**Stated problem**
Only a number is wanted: the count of lines in this listing that contain "code".

==========

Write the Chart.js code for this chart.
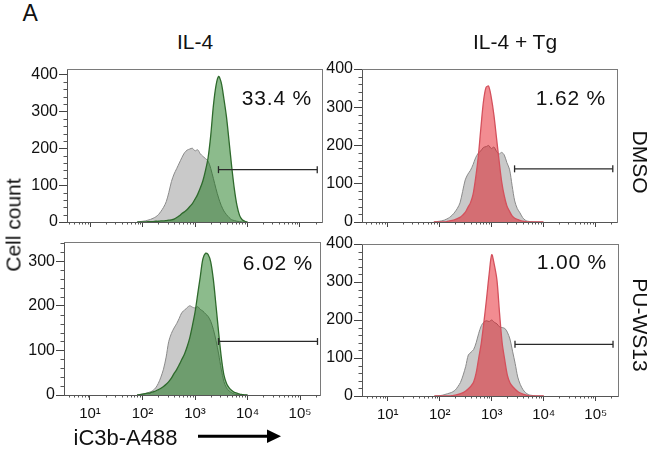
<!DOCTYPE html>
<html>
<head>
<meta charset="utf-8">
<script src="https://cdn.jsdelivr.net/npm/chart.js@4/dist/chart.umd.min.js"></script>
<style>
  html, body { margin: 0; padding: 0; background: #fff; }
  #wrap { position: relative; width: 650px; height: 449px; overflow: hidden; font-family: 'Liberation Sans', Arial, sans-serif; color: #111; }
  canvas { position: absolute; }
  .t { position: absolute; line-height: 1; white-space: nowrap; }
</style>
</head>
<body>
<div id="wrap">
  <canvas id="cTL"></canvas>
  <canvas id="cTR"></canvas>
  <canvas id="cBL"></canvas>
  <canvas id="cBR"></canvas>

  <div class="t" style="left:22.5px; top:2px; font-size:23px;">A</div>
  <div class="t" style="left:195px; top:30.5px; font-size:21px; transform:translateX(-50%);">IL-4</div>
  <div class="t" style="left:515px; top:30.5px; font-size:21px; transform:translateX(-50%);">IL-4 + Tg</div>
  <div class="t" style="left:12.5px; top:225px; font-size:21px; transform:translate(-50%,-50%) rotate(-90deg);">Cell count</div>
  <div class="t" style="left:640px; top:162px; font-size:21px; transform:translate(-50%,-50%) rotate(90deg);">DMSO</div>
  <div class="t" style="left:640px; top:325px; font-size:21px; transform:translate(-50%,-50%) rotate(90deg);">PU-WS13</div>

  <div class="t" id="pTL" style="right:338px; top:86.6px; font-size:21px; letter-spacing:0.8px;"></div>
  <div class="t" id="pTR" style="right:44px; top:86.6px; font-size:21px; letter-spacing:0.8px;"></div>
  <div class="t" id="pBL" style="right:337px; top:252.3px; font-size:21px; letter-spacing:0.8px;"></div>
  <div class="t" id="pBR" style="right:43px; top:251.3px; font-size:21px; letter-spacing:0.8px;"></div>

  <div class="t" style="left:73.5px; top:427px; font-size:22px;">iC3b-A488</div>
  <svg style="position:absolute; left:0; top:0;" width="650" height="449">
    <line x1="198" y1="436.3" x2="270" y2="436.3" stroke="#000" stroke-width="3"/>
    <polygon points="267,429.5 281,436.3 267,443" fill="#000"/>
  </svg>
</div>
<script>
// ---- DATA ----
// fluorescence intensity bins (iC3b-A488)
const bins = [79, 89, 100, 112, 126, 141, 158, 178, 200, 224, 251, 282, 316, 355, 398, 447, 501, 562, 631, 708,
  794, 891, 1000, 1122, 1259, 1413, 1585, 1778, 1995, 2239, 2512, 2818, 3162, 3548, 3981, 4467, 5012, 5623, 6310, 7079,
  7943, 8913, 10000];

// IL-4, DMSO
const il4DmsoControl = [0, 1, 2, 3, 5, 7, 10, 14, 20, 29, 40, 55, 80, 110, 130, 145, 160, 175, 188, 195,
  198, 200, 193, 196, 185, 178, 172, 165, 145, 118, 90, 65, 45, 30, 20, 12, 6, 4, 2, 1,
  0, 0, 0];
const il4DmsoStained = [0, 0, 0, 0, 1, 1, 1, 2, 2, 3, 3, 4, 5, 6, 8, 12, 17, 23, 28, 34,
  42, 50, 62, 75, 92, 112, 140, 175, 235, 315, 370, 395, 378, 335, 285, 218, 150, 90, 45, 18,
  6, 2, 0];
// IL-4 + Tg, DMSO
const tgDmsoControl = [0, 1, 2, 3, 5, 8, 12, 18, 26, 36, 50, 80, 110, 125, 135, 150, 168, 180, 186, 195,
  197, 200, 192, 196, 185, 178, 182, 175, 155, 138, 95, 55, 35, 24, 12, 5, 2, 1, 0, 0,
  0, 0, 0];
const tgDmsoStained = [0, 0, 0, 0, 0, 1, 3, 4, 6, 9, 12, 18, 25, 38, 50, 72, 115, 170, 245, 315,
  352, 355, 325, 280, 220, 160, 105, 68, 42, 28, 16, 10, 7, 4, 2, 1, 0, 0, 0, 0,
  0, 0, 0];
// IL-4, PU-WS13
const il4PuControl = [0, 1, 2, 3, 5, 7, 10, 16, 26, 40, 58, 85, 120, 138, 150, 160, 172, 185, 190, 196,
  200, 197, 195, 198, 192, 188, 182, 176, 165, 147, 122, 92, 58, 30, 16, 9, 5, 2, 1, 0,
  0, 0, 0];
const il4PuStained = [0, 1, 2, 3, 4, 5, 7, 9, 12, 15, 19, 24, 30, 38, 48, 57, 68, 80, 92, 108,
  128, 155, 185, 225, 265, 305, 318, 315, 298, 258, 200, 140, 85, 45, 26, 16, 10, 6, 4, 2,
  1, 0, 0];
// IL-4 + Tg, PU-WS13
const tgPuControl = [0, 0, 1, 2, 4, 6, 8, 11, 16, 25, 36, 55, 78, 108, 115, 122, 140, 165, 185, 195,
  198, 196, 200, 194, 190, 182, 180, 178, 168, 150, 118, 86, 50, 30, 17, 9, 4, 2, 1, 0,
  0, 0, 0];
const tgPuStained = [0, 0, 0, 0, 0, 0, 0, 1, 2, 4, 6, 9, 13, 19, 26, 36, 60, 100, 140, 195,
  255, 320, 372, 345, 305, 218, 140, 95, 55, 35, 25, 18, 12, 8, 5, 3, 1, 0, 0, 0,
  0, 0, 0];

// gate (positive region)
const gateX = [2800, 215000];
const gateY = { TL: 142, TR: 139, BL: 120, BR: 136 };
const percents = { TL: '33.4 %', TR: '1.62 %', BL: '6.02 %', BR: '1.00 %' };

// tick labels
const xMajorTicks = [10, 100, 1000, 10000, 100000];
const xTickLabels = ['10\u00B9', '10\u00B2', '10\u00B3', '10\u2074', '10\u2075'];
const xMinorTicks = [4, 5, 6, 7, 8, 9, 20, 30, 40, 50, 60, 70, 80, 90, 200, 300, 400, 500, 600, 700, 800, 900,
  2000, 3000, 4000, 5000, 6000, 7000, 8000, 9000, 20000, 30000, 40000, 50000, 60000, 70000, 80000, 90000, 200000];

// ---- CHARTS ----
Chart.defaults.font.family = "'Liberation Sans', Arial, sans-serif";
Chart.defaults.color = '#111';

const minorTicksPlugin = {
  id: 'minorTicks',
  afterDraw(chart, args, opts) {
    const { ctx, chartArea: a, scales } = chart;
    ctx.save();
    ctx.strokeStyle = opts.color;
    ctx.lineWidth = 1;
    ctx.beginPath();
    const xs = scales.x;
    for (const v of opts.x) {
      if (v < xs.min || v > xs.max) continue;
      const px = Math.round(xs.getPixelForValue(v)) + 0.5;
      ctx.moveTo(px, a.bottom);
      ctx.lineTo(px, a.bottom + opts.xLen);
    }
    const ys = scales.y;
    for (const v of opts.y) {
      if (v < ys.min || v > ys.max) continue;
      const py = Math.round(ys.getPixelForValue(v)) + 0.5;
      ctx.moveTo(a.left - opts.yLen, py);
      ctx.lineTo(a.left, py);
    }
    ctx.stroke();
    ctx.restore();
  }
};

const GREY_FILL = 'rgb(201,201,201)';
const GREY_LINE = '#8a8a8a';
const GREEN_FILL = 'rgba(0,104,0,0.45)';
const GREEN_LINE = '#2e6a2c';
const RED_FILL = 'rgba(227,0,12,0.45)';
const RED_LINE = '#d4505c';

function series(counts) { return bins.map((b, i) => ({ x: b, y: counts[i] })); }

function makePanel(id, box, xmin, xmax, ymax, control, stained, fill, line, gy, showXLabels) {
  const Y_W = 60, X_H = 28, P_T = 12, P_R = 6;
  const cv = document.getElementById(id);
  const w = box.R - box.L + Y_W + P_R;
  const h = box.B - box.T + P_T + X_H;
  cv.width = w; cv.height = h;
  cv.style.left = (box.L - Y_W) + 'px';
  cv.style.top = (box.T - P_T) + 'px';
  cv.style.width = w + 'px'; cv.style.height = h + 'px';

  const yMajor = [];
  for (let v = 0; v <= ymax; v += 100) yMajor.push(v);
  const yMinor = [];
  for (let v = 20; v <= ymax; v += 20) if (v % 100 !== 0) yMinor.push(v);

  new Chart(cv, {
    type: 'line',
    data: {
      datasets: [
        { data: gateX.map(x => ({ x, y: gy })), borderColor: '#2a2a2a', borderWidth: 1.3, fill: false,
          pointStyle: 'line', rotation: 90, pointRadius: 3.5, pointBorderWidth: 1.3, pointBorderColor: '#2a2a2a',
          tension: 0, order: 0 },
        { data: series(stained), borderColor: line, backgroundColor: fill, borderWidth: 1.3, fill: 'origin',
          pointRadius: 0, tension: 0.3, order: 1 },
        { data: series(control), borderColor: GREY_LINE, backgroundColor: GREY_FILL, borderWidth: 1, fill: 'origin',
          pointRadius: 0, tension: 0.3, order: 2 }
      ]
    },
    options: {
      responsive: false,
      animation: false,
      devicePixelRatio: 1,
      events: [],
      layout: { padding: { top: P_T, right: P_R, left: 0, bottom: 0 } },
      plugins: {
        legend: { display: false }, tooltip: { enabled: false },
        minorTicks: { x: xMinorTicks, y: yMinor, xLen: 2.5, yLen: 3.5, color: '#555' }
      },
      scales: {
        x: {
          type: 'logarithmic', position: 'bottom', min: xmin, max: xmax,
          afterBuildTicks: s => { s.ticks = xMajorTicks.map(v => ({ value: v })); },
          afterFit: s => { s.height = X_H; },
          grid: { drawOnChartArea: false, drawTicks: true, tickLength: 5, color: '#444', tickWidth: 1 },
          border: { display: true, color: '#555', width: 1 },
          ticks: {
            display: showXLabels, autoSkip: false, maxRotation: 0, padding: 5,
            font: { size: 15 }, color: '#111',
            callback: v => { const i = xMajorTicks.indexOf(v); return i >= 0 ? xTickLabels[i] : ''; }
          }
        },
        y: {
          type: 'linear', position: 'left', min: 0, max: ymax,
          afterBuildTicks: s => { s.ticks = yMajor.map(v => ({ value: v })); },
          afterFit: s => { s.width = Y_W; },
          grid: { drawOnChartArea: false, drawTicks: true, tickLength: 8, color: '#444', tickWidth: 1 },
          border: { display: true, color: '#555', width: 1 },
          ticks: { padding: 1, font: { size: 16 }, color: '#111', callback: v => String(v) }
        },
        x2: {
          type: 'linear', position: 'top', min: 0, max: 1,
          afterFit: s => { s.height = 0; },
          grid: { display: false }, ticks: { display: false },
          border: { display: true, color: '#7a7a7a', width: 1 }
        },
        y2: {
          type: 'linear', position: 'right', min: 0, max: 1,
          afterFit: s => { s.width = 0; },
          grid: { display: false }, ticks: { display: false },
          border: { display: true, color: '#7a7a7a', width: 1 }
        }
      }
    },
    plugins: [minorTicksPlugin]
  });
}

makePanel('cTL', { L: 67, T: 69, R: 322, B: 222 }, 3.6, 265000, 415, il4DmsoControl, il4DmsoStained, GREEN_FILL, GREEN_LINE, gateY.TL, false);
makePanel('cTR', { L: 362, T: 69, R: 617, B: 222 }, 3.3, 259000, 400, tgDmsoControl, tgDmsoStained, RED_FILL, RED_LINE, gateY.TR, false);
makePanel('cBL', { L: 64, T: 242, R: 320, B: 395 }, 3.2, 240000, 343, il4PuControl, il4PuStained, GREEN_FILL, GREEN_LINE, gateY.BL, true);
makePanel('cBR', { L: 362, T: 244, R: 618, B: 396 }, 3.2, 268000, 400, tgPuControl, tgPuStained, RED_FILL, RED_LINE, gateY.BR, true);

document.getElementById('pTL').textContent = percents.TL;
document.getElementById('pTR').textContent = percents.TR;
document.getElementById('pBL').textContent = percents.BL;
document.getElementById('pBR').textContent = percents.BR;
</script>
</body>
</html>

==========

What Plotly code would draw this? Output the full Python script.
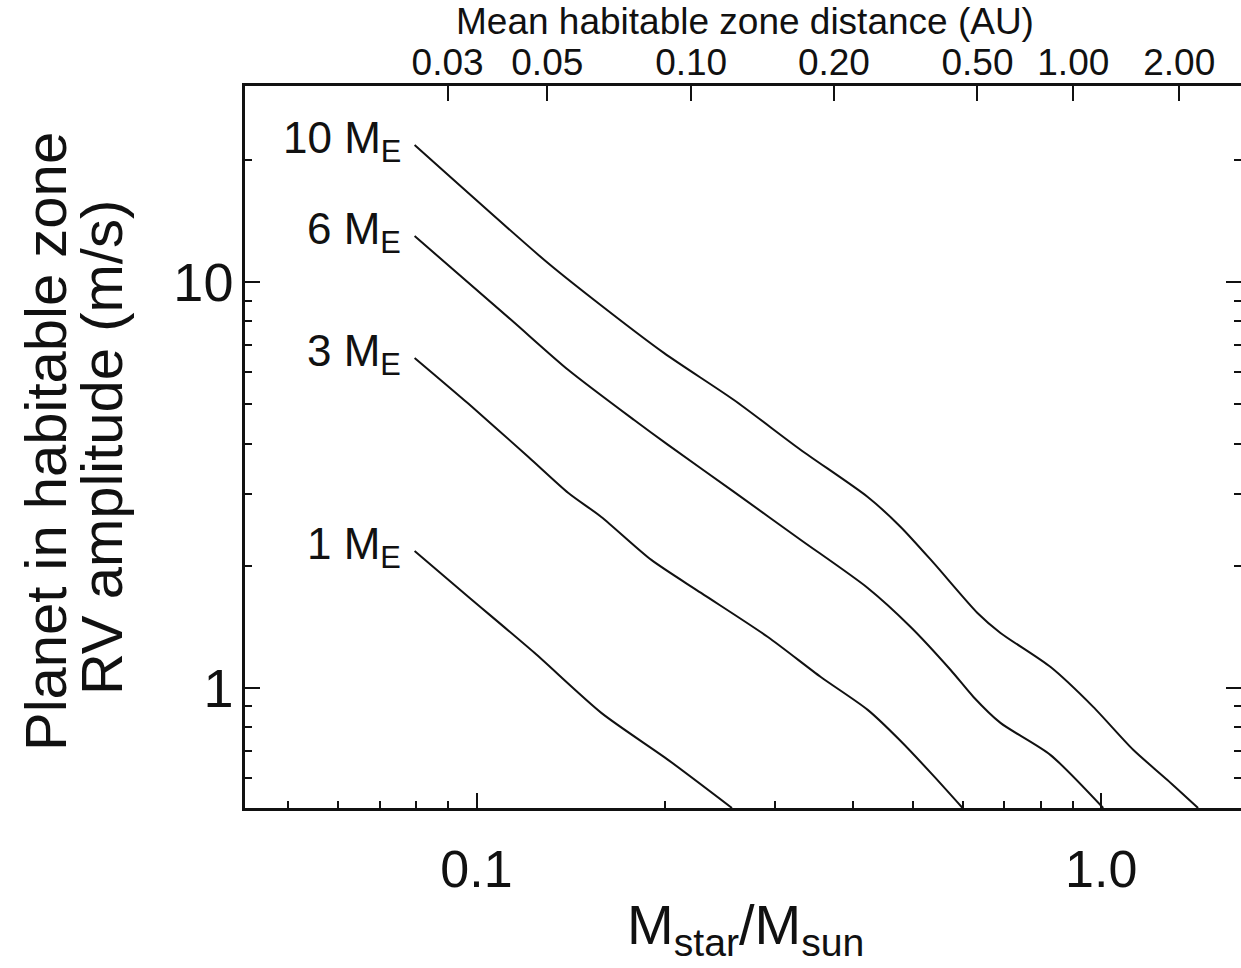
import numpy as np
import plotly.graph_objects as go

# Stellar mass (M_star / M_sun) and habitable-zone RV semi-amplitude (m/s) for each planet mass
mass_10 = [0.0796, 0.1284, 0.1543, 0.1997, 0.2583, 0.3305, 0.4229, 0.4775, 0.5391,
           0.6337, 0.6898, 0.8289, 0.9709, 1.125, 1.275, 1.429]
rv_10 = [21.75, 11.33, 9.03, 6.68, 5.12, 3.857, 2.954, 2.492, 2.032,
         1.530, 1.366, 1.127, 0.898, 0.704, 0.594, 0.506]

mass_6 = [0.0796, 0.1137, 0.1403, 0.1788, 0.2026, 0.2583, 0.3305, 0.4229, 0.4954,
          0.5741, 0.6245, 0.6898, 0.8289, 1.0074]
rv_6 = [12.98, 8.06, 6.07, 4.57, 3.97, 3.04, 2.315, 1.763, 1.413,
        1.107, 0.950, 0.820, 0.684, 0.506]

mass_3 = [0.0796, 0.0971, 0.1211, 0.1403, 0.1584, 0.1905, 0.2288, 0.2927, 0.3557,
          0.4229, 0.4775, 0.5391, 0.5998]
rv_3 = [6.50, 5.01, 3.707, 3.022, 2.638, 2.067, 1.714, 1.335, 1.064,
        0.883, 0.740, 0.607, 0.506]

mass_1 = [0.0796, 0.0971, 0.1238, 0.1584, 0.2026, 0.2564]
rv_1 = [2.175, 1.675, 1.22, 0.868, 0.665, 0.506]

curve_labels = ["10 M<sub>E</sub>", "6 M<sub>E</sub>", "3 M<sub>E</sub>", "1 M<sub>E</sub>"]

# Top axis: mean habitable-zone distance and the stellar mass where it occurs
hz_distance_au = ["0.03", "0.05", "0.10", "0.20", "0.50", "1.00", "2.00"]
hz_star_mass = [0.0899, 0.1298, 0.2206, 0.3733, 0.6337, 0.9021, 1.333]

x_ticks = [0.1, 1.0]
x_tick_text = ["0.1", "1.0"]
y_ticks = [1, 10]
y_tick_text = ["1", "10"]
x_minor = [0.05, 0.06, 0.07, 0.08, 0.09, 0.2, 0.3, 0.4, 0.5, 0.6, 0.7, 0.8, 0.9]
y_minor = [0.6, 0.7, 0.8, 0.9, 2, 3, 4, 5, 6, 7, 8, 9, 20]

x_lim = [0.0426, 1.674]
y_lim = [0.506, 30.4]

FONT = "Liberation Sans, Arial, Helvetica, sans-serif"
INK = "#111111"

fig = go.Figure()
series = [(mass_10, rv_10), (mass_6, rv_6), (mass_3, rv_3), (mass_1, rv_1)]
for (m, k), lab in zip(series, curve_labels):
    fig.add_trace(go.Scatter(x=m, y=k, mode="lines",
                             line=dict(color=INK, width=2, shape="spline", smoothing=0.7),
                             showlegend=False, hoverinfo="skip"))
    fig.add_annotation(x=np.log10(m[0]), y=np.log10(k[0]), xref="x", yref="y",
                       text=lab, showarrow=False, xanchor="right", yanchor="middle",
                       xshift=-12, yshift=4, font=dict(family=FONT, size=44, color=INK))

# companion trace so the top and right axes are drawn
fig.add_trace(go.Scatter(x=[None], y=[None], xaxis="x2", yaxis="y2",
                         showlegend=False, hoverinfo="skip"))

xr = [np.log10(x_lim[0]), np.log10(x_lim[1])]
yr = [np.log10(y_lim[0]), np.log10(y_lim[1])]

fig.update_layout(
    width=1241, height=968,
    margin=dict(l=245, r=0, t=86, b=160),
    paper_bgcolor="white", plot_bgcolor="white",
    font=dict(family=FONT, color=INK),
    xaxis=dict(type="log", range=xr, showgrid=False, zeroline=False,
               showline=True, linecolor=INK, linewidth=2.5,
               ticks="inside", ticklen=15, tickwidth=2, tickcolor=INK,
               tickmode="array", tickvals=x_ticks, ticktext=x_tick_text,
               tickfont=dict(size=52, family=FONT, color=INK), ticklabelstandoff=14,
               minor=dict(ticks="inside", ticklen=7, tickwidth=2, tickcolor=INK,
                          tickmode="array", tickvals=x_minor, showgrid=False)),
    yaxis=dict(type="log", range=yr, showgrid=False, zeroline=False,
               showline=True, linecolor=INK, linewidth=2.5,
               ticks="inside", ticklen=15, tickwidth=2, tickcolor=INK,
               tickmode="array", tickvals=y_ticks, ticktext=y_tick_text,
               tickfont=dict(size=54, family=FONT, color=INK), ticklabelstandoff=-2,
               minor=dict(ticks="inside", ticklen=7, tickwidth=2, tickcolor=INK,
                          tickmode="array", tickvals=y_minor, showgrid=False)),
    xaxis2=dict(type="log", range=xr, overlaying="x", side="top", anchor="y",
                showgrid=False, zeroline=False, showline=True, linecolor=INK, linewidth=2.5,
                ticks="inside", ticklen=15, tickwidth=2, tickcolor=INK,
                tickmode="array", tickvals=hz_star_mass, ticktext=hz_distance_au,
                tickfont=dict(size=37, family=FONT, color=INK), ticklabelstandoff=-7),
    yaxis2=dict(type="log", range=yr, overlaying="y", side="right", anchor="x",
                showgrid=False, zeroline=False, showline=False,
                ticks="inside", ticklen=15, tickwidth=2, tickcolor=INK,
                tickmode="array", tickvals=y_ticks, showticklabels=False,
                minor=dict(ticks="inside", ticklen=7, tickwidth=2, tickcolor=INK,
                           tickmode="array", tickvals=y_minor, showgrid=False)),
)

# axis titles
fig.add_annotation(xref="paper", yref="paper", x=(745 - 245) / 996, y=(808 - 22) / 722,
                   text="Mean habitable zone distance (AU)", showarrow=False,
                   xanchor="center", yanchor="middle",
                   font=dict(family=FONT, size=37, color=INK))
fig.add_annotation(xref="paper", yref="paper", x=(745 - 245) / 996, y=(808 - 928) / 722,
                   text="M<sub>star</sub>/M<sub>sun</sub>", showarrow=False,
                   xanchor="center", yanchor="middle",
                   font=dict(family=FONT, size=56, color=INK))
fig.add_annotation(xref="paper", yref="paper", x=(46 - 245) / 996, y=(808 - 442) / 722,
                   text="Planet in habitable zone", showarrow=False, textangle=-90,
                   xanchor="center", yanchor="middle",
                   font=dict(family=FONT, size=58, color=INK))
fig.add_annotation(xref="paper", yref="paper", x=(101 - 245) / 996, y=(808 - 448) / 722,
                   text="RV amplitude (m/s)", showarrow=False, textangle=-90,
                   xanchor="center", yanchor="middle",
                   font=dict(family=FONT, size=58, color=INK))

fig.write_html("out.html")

==========

**Full solution**
2